Thursday 24 May – So long summit

Summary

The White House gave global markets their latest blindsiding on Thursday afternoon by cancelling a summit planned with North Korea

U.S.-N. Korea relations return to normal

U.S.-North Korea relations have returned to a more recognisable, normality—slowly at first—and then quickly. The frequency of sharp comments emitted from Pyongyang over the last few days intensified overnight, culminating in Vice President Pence being dubbed a “political dummy” at which point the writing ought to have been on the wall. Nonetheless market reaction betrayed surprise. Session lows were seen almost immediately across Wall Street, Frankfurt, London, Treasury yields, whilst spot gold spiked to an eight-session high and benchmark bund yields hit a 4½-month peak.

Buffer removed

Investors have consistently revealed scepticism that the discussions would do much in to reduce brittle relations over the Korean peninsula, and between the North and the U.S. However, that relations had improved sufficiently in recent weeks for all sides to countenance historical talks provided a buffer for risk appetite.

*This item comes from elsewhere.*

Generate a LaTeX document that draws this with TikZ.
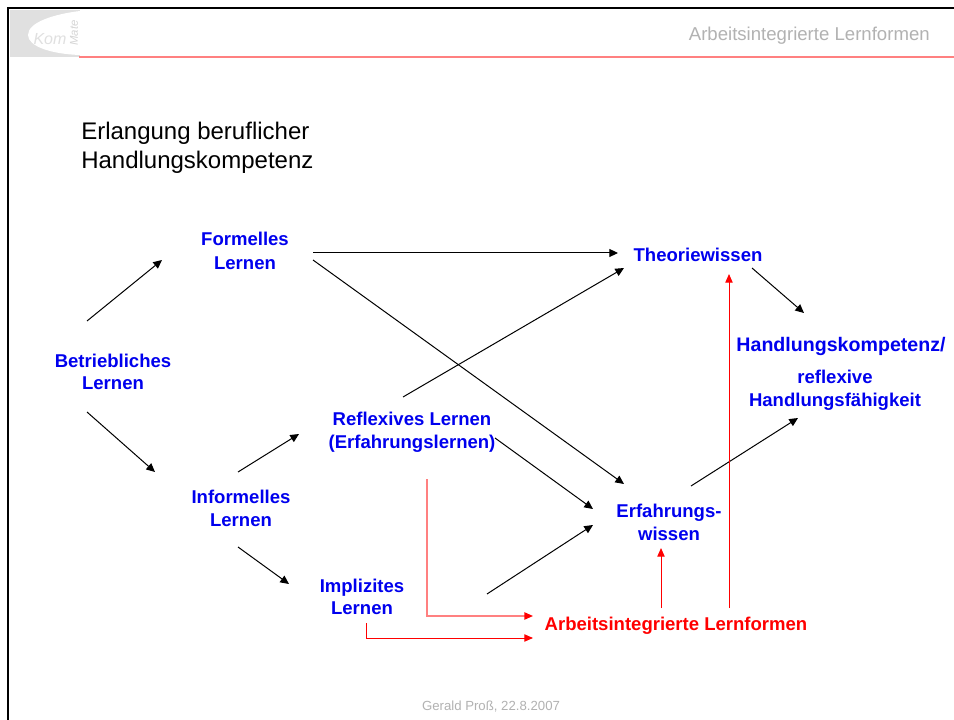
\documentclass[tikz,border=0pt]{standalone}
\usepackage{fontspec}
\setmainfont{Liberation Sans}
\usetikzlibrary{arrows.meta}
\definecolor{lblue}{RGB}{0,0,238}
\definecolor{lred}{RGB}{255,0,0}
\definecolor{pink}{RGB}{255,128,128}
\definecolor{greytext}{RGB}{178,178,178}
\definecolor{logogrey}{RGB}{224,224,224}
\tikzset{
  x=0.75pt,y=-0.75pt,
  lbl/.style={font=\fontsize{13.9}{17}\selectfont\bfseries,text=lblue,align=center,inner sep=0pt},
  redlbl/.style={font=\fontsize{13.9}{17}\selectfont\bfseries,text=lred,align=center,inner sep=0pt},
  arr/.style={draw=black,line width=0.75pt,-{Triangle[length=6.5pt,width=6pt]}},
  redarr/.style={draw=lred,line width=0.75pt,-{Triangle[length=6.5pt,width=5.5pt]}},
  pinkarr/.style={draw=pink,line width=1.1pt,-{Triangle[length=6.5pt,width=5.5pt,color=lred,fill=lred]}},
}
\begin{document}
\begin{tikzpicture}
\useasboundingbox (0,0) rectangle (954,720);
\fill[white] (0,0) rectangle (954,720);
% logo
\fill[logogrey] (10,10) rectangle (80,57);
\fill[white] (80,11) .. controls (55,14) and (28,22) .. (28,35) .. controls (28,46) and (50,54) .. (80,55) -- cycle;
\node[inner sep=0pt,text=logogrey,font=\fontsize{12}{12}\selectfont\itshape] (logokom) at (50,39) {Kom};
\node[inner sep=0pt,text=logogrey!95!black,rotate=90,font=\fontsize{8.5}{9}\selectfont\itshape] (logomate) at (74,33) {Mate};
% frame
\draw[black,line width=1.6pt] (8,720) -- (8,8) -- (954,8);
\draw[pink,line width=1.3pt] (79,57) -- (954,57);
% header and footer
\node[anchor=east,inner sep=0pt,text=greytext,font=\fontsize{13.95}{15}\selectfont] (hdr) at (930,36) {Arbeitsintegrierte Lernformen};
\node[inner sep=0pt,text=greytext,font=\fontsize{9.9}{11}\selectfont] (ftr) at (491,706.5) {Gerald Proß, 22.8.2007};
\node[anchor=west,inner sep=0pt,align=left,font=\fontsize{18}{21.7}\selectfont] (title) at (81,148) {Erlangung beruflicher\\Handlungskompetenz};
% labels
\node[lbl] (formell) at (245,251) {Formelles\\[1.2pt]Lernen};
\node[lbl] (betrieb) at (113,372) {Betriebliches\\Lernen};
\node[lbl] (informell) at (241,508.5) {Informelles\\[0.7pt]Lernen};
\node[lbl] (reflex) at (412,432) {Reflexives Lernen\\(Erfahrungslernen)};
\node[lbl] (implizit) at (362,597) {Implizites\\Lernen};
\node[lbl] (theorie) at (698,255) {Theoriewissen};
\node[lbl,font=\fontsize{14.7}{17}\selectfont\bfseries] (handkomp) at (841,346) {Handlungskompetenz/};
\node[lbl] (handfaehig) at (835,390) {reflexive\\Handlungsfähigkeit};
\node[lbl] (erfahrung) at (669,522.5) {Erfahrungs-\\[0.7pt]wissen};
\node[redlbl] (arbeit) at (676,626) {Arbeitsintegrierte Lernformen};
% connector end points
\coordinate (a1) at (87,321); \coordinate (a2) at (162,260);
\coordinate (b1) at (87,412); \coordinate (b2) at (155,472);
\coordinate (c1) at (313,253); \coordinate (c2) at (618,253);
\coordinate (d1) at (313,260); \coordinate (d2) at (624,484);
\coordinate (e1) at (403,397); \coordinate (e2) at (624,268);
\coordinate (f1) at (238,472); \coordinate (f2) at (299,434);
\coordinate (g1) at (238,547); \coordinate (g2) at (289,584);
\coordinate (h1) at (495,438); \coordinate (h2) at (593,509);
\coordinate (i1) at (487,594); \coordinate (i2) at (593,525);
\coordinate (j1) at (752,268); \coordinate (j2) at (804,313);
\coordinate (k1) at (691,486); \coordinate (k2) at (798,418);
\coordinate (l1) at (729,608); \coordinate (l2) at (729,274);
\coordinate (m1) at (661,608); \coordinate (m2) at (661,548);
\coordinate (n1) at (427,479); \coordinate (n2) at (427,616); \coordinate (n3) at (533,616);
\coordinate (o1) at (366,623); \coordinate (o2) at (366,638); \coordinate (o3) at (533,638);
% black connectors
\draw[arr] (a1) -- (a2);
\draw[arr] (b1) -- (b2);
\draw[arr] (c1) -- (c2);
\draw[arr] (d1) -- (d2);
\draw[arr] (e1) -- (e2);
\draw[arr] (f1) -- (f2);
\draw[arr] (g1) -- (g2);
\draw[arr] (h1) -- (h2);
\draw[arr] (i1) -- (i2);
\draw[arr] (j1) -- (j2);
\draw[arr] (k1) -- (k2);
% red connectors
\draw[redarr] (l1) -- (l2);
\draw[redarr] (m1) -- (m2);
\draw[pinkarr] (n1) -- (n2) -- (n3);
\draw[redarr] (o1) -- (o2) -- (o3);
\end{tikzpicture}
\end{document}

With that buffer apparently now removed, we should expect the market to demonstrate a less sanguine attitude to wider geopolitical currents, for instance over faltering discussions in North America and between China. U.S. shares will be the most obvious conduit for weakening sentiment, though in the short term, it is also likely to be reflected via the dollar. The greenback’s current downcycle could change from looking like a routine consolidation into something more severe, particularly with rates across major pairs approaching technical inflection points following a lack of hawkish surprises in Fed meeting minutes overnight.  

With hopes that summit planning could be resurrected looking distant, if not entirely out of the question, a rapid though perhaps fleeting revival of market risk appetite seems off the cards this week.